= Work to complete =
Transcribe the material in full, exactly as written.

= Data shown =
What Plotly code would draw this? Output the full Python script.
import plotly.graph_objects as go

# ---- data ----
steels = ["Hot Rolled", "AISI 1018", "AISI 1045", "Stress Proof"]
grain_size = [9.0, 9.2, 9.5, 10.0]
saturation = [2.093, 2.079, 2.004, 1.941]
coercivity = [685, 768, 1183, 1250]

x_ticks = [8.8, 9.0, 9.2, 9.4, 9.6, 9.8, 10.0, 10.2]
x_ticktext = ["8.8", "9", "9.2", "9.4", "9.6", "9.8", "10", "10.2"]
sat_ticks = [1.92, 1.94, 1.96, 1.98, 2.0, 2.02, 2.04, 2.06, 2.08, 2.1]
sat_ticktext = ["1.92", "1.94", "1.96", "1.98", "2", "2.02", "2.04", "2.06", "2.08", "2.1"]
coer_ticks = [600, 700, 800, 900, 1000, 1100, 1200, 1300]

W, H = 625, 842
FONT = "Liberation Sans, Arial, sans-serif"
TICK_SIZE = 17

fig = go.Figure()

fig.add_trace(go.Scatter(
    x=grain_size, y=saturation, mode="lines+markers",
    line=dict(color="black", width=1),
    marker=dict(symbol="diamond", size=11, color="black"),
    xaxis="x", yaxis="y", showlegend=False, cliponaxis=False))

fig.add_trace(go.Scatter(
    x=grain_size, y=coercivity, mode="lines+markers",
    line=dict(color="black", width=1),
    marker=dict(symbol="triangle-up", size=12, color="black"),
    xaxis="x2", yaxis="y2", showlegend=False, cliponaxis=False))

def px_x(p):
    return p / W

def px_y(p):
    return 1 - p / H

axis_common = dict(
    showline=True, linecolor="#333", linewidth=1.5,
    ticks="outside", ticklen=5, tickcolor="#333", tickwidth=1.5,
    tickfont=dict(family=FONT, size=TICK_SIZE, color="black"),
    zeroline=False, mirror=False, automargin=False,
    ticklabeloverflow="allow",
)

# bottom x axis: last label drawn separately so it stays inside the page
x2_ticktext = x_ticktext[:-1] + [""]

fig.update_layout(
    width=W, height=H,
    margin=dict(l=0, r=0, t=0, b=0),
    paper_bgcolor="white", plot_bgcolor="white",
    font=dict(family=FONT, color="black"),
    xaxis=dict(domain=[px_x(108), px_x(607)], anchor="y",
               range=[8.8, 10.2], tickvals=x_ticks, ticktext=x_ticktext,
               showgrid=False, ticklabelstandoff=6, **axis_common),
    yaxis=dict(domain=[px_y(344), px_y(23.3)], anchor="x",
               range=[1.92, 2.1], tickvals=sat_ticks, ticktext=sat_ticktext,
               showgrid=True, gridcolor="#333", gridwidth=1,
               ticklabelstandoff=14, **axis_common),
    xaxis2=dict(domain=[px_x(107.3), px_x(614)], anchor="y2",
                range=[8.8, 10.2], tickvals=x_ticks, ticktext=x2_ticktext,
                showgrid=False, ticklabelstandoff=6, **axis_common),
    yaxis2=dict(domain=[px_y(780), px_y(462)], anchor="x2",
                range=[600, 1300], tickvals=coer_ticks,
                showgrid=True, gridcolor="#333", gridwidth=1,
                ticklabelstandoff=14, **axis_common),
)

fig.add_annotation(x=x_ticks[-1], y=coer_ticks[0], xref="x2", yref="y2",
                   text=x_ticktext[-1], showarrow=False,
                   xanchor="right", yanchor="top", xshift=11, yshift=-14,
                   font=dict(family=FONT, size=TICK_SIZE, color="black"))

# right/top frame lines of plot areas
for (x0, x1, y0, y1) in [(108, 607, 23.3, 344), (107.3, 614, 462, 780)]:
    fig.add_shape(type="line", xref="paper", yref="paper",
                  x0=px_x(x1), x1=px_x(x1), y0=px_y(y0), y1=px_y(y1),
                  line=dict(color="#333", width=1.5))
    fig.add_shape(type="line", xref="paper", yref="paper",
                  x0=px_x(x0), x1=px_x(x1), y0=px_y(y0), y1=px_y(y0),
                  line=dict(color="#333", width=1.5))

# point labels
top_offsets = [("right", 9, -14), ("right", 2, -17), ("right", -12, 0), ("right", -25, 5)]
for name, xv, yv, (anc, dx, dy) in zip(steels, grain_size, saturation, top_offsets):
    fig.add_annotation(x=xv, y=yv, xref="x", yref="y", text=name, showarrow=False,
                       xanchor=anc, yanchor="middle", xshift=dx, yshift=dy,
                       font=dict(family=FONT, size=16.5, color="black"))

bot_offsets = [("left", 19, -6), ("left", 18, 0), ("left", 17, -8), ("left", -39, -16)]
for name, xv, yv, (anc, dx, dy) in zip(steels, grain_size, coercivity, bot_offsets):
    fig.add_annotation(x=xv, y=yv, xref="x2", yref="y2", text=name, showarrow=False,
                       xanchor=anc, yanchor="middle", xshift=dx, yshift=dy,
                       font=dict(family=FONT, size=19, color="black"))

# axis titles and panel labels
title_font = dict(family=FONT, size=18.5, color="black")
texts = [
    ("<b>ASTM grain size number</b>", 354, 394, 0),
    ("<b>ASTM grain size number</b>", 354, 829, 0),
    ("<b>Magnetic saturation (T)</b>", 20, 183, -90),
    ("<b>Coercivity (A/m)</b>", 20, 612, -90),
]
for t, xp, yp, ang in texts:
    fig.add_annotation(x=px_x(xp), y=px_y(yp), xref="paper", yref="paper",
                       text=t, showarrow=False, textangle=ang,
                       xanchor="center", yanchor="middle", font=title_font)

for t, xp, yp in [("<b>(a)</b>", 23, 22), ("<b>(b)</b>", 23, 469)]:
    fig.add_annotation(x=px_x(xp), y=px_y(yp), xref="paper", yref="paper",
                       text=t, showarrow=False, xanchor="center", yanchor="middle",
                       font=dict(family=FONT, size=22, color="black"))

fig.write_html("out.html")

= Answer to the problem =
What Plotly code would draw this? Output the full Python script.
import plotly.graph_objects as go

# ---- data ----
steels = ["Hot Rolled", "AISI 1018", "AISI 1045", "Stress Proof"]
grain_size = [9.0, 9.2, 9.5, 10.0]
saturation = [2.093, 2.079, 2.004, 1.941]
coercivity = [685, 768, 1183, 1250]

x_ticks = [8.8, 9.0, 9.2, 9.4, 9.6, 9.8, 10.0, 10.2]
x_ticktext = ["8.8", "9", "9.2", "9.4", "9.6", "9.8", "10", "10.2"]
sat_ticks = [1.92, 1.94, 1.96, 1.98, 2.0, 2.02, 2.04, 2.06, 2.08, 2.1]
sat_ticktext = ["1.92", "1.94", "1.96", "1.98", "2", "2.02", "2.04", "2.06", "2.08", "2.1"]
coer_ticks = [600, 700, 800, 900, 1000, 1100, 1200, 1300]

W, H = 625, 842
FONT = "Liberation Sans, Arial, sans-serif"
TICK_SIZE = 17

fig = go.Figure()

fig.add_trace(go.Scatter(
    x=grain_size, y=saturation, mode="lines+markers",
    line=dict(color="black", width=1),
    marker=dict(symbol="diamond", size=11, color="black"),
    xaxis="x", yaxis="y", showlegend=False, cliponaxis=False))

fig.add_trace(go.Scatter(
    x=grain_size, y=coercivity, mode="lines+markers",
    line=dict(color="black", width=1),
    marker=dict(symbol="triangle-up", size=12, color="black"),
    xaxis="x2", yaxis="y2", showlegend=False, cliponaxis=False))

def px_x(p):
    return p / W

def px_y(p):
    return 1 - p / H

axis_common = dict(
    showline=True, linecolor="#333", linewidth=1.5,
    ticks="outside", ticklen=5, tickcolor="#333", tickwidth=1.5,
    tickfont=dict(family=FONT, size=TICK_SIZE, color="black"),
    zeroline=False, mirror=False, automargin=False,
    ticklabeloverflow="allow",
)

# bottom x axis: last label drawn separately so it stays inside the page
x2_ticktext = x_ticktext[:-1] + [""]

fig.update_layout(
    width=W, height=H,
    margin=dict(l=0, r=0, t=0, b=0),
    paper_bgcolor="white", plot_bgcolor="white",
    font=dict(family=FONT, color="black"),
    xaxis=dict(domain=[px_x(108), px_x(607)], anchor="y",
               range=[8.8, 10.2], tickvals=x_ticks, ticktext=x_ticktext,
               showgrid=False, ticklabelstandoff=6, **axis_common),
    yaxis=dict(domain=[px_y(344), px_y(23.3)], anchor="x",
               range=[1.92, 2.1], tickvals=sat_ticks, ticktext=sat_ticktext,
               showgrid=True, gridcolor="#333", gridwidth=1,
               ticklabelstandoff=14, **axis_common),
    xaxis2=dict(domain=[px_x(107.3), px_x(614)], anchor="y2",
                range=[8.8, 10.2], tickvals=x_ticks, ticktext=x2_ticktext,
                showgrid=False, ticklabelstandoff=6, **axis_common),
    yaxis2=dict(domain=[px_y(780), px_y(462)], anchor="x2",
                range=[600, 1300], tickvals=coer_ticks,
                showgrid=True, gridcolor="#333", gridwidth=1,
                ticklabelstandoff=14, **axis_common),
)

fig.add_annotation(x=x_ticks[-1], y=coer_ticks[0], xref="x2", yref="y2",
                   text=x_ticktext[-1], showarrow=False,
                   xanchor="right", yanchor="top", xshift=11, yshift=-14,
                   font=dict(family=FONT, size=TICK_SIZE, color="black"))

# right/top frame lines of plot areas
for (x0, x1, y0, y1) in [(108, 607, 23.3, 344), (107.3, 614, 462, 780)]:
    fig.add_shape(type="line", xref="paper", yref="paper",
                  x0=px_x(x1), x1=px_x(x1), y0=px_y(y0), y1=px_y(y1),
                  line=dict(color="#333", width=1.5))
    fig.add_shape(type="line", xref="paper", yref="paper",
                  x0=px_x(x0), x1=px_x(x1), y0=px_y(y0), y1=px_y(y0),
                  line=dict(color="#333", width=1.5))

# point labels
top_offsets = [("right", 9, -14), ("right", 2, -17), ("right", -12, 0), ("right", -25, 5)]
for name, xv, yv, (anc, dx, dy) in zip(steels, grain_size, saturation, top_offsets):
    fig.add_annotation(x=xv, y=yv, xref="x", yref="y", text=name, showarrow=False,
                       xanchor=anc, yanchor="middle", xshift=dx, yshift=dy,
                       font=dict(family=FONT, size=16.5, color="black"))

bot_offsets = [("left", 19, -6), ("left", 18, 0), ("left", 17, -8), ("left", -39, -16)]
for name, xv, yv, (anc, dx, dy) in zip(steels, grain_size, coercivity, bot_offsets):
    fig.add_annotation(x=xv, y=yv, xref="x2", yref="y2", text=name, showarrow=False,
                       xanchor=anc, yanchor="middle", xshift=dx, yshift=dy,
                       font=dict(family=FONT, size=19, color="black"))

# axis titles and panel labels
title_font = dict(family=FONT, size=18.5, color="black")
texts = [
    ("<b>ASTM grain size number</b>", 354, 394, 0),
    ("<b>ASTM grain size number</b>", 354, 829, 0),
    ("<b>Magnetic saturation (T)</b>", 20, 183, -90),
    ("<b>Coercivity (A/m)</b>", 20, 612, -90),
]
for t, xp, yp, ang in texts:
    fig.add_annotation(x=px_x(xp), y=px_y(yp), xref="paper", yref="paper",
                       text=t, showarrow=False, textangle=ang,
                       xanchor="center", yanchor="middle", font=title_font)

for t, xp, yp in [("<b>(a)</b>", 23, 22), ("<b>(b)</b>", 23, 469)]:
    fig.add_annotation(x=px_x(xp), y=px_y(yp), xref="paper", yref="paper",
                       text=t, showarrow=False, xanchor="center", yanchor="middle",
                       font=dict(family=FONT, size=22, color="black"))

fig.write_html("out.html")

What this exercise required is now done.